第2話

 病院で彼女のに会った次の日から、私は本格的に彼女の叶えたい事を手伝う事になった。

「えーと……ここで合ってるかな。美波さんの家」

 二つ目の彼女の願いは、一緒に学校に登校するというものだった。




 昨日、喫茶店を出た後に、彼女は私に、メモ紙を渡してきた。

 見てみると、何処かの住所の様なものが書いてあった。

「なにこれ?」

「私の家の住所!」

 困惑する私を置いてけぼりにして、彼女は続ける

「私の叶えたい事二つ目! 一緒に登校する事!」

「そんなの貴女ならいくらでも出来るでしょ……。友達もいっぱい居るんだし」

 彼女はいつも人に囲まれていて、学校の登下校に友達などと一緒に歩いている姿なんて、容易に想像できる。

「実は私、いつもお父さんに送り迎えしてもらっててさ。歩いて誰かと一緒に歩いて登校した事って無いんだよね」

 そうだった。

 彼女のこの天然というか、少し間の抜けた感じの話し方で忘れていたが、彼女は病院に通う程の、心臓病を患っているのだった。
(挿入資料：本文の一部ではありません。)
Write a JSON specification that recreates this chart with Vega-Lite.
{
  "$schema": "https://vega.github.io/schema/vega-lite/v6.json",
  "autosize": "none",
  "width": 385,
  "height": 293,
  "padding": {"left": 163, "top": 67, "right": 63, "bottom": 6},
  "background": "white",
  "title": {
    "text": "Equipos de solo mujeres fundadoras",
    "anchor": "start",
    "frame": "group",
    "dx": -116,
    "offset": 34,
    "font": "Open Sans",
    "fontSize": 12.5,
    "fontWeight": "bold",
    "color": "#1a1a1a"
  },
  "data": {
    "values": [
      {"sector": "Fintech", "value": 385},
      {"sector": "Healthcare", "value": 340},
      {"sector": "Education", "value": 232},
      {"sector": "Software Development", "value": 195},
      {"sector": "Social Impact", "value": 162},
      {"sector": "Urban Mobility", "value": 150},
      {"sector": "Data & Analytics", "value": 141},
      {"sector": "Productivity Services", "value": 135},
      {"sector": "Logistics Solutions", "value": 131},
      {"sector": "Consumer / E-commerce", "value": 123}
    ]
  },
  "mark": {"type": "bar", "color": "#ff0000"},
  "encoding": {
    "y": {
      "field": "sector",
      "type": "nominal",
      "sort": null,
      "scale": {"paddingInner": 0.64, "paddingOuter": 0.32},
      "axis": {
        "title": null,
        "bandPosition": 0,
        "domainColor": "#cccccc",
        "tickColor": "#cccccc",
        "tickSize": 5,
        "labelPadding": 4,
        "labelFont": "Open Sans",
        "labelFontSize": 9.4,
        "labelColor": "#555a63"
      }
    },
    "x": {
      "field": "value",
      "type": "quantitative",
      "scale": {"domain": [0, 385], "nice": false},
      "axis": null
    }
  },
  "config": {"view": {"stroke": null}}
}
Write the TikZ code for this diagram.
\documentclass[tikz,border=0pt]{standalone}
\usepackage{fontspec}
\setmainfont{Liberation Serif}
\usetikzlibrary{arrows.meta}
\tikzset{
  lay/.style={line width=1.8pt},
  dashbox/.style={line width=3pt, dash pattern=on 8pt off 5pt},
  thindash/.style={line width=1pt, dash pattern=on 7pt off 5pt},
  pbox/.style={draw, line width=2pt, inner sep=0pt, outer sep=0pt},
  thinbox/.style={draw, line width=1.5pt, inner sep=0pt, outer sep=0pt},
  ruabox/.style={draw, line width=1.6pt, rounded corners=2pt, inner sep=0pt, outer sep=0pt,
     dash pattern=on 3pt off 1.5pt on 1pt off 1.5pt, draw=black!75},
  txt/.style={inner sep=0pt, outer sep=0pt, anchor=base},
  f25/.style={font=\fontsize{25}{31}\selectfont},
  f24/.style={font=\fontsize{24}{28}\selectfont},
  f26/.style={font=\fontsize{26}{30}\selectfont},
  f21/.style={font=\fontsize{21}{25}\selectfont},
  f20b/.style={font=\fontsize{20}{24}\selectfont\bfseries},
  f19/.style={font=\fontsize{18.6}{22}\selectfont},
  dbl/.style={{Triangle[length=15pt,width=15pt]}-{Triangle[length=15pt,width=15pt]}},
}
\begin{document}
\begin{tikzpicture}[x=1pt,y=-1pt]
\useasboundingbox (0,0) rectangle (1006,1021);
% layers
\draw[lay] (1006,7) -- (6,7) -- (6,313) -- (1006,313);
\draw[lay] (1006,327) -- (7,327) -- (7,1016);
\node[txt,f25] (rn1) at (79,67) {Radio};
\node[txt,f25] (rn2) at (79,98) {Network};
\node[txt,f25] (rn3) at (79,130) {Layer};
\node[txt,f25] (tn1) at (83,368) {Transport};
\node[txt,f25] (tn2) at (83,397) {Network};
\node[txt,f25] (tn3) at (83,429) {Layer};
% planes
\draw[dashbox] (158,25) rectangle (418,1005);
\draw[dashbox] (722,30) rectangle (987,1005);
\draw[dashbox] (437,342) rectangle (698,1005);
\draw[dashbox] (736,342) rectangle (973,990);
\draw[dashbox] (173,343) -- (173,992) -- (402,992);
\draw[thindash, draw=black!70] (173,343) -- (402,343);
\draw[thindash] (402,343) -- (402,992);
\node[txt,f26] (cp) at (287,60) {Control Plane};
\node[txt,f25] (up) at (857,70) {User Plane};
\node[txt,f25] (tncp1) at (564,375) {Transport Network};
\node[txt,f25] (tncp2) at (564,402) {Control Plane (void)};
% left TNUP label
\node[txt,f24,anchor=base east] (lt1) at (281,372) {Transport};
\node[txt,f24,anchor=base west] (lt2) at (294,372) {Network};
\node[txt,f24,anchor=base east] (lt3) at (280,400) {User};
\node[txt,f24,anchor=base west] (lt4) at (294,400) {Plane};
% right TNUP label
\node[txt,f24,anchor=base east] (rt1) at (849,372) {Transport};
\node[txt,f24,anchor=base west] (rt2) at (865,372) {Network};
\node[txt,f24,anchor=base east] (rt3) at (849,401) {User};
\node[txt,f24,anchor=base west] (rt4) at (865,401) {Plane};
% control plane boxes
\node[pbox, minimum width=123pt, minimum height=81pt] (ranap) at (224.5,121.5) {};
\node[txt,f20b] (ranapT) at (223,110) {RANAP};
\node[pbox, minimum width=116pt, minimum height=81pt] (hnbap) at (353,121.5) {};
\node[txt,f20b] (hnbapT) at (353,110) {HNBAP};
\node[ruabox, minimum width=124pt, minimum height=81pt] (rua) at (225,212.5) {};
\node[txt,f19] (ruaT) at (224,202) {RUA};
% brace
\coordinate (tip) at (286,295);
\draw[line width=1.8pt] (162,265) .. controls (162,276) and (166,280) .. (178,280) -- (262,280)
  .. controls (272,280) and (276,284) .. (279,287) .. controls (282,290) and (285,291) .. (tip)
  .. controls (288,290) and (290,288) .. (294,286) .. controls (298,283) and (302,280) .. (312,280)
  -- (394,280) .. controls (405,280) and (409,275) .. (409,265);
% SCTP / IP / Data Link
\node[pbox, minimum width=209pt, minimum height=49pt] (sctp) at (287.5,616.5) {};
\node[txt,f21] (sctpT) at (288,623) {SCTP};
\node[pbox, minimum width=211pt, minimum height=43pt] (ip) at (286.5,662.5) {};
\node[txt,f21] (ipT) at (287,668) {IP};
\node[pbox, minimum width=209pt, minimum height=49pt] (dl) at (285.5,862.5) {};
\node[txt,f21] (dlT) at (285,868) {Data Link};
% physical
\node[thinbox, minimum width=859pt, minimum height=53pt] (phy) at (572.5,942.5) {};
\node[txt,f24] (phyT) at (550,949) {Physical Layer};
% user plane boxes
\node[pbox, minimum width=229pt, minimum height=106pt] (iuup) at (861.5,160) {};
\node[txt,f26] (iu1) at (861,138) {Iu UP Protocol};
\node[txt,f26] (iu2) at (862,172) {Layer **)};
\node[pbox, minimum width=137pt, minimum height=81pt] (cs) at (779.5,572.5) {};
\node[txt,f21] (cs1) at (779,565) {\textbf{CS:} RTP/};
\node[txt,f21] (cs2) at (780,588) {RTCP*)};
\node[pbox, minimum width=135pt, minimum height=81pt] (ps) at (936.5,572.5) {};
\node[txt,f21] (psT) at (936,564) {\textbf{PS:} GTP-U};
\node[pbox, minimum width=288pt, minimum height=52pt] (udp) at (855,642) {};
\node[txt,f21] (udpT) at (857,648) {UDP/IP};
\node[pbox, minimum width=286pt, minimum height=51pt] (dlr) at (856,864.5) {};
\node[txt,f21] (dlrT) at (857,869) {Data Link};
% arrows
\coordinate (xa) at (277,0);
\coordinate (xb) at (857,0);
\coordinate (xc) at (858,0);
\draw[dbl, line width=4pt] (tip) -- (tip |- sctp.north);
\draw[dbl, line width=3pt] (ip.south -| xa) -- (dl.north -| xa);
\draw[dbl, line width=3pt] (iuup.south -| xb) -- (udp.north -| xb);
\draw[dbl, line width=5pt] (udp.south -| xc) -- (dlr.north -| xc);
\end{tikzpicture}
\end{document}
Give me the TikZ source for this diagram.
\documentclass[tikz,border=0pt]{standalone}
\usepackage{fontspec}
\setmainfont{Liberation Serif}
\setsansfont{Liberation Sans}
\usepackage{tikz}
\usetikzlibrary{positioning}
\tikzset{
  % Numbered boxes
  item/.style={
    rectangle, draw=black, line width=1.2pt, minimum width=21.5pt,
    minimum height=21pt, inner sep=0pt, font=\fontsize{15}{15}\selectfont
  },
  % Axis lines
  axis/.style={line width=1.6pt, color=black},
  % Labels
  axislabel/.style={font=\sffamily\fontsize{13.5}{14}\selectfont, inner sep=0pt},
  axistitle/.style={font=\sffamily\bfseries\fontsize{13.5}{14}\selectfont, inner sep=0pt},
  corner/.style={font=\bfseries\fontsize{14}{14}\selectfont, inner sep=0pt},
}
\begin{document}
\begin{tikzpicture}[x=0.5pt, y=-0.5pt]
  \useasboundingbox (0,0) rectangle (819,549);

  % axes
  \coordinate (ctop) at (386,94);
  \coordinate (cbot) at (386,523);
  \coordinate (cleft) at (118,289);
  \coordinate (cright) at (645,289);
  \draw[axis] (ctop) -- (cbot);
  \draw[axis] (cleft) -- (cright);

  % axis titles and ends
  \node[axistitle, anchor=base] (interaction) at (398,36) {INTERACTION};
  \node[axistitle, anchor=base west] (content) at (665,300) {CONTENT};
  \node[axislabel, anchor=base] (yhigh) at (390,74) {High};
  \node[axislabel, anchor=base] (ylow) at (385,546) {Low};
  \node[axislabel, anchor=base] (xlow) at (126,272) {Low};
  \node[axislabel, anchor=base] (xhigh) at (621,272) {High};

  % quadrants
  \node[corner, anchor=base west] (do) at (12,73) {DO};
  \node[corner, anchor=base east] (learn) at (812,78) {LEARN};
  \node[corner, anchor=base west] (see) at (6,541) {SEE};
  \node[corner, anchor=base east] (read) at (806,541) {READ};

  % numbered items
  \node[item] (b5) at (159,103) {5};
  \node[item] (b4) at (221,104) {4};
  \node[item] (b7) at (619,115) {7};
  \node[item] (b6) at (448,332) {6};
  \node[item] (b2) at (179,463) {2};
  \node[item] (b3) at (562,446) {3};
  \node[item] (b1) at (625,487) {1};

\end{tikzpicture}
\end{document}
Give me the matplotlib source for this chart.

 少しの罪悪感を感じつつ、手伝うと言ってしまった手前、断ることも出来ない。

「そっか……。で、何時に行けば良い? てか大丈夫なの? 歩いて」

「やった! 大丈夫だよ! 無理しなければ!」

 若干不安な気もするが、彼女が大丈夫というなら大丈夫なんだろう。

「明日七時半に私の家に来て! 待ってるから!」




 そうして、今に至るわけだ。

 「あ、おはよう!」

 玄関から彼女が出てきた。

 制服を着た彼女は、まさに私が知るいつもの人気者の姿だった。

 こんな彼女が本当に心臓病なんて患っているのか? と思ってしまうほどだった。

 「ん? どうかした?」

 いつの間にか私の隣に来ていた彼女が、私の顔を覗き込みながら聞いてきた。

 昨日も思ったが、やはり彼女の顔はとても整っている。

 簡単に言えば美人だ。

 白く透き通ったような肌に、大きな瞳、艶やかな黒髪。

 思えば彼女が色白なのは、あまり外に居ることがないからなんだろう。

 ……なんて考えている暇はないのだ。

 「別に……。じゃあ行こうか」

 「うん! じゃあ、手!」

 そう言いながら私に手を差し出してきた。

 「えっと……。何?」

 「叶えたい事だよ! 手を繋ぎながら登校!」

 相変わらず突拍子もなく変な事を言う。

 いい歳した高校生2人が手を繋ぎながら登校なんて、いい笑い者だ。

「なにそれ……。小学生でもあるまいし、そんなのが叶えたい事なの?」

 そう言ってから、私はハッとした。

 彼女はいつから心臓が悪いのだろうか、もし、生まれつきなのであれば、小学生の頃も親に送ってもらってたのではないか。

 そう思っていると。

「えー! 今時の仲良しな高校生は、手を繋ぐぐらい当たり前だよ!」

 ……考えすぎだったようだ。

「まぁ、協力するって言ったのは私だし……。もうなんでも良いか……」

 私は彼女の手を取った。

 少し照れ臭いが、まぁ、慣れるだろう。

 ふと彼女の方を見てみると、良い笑顔をしている。

「ふふふっ。じゃあ行こうか!」

「はいはい。ゆっくりね」

 そうして私たちは、手を繋いで歩き始めた。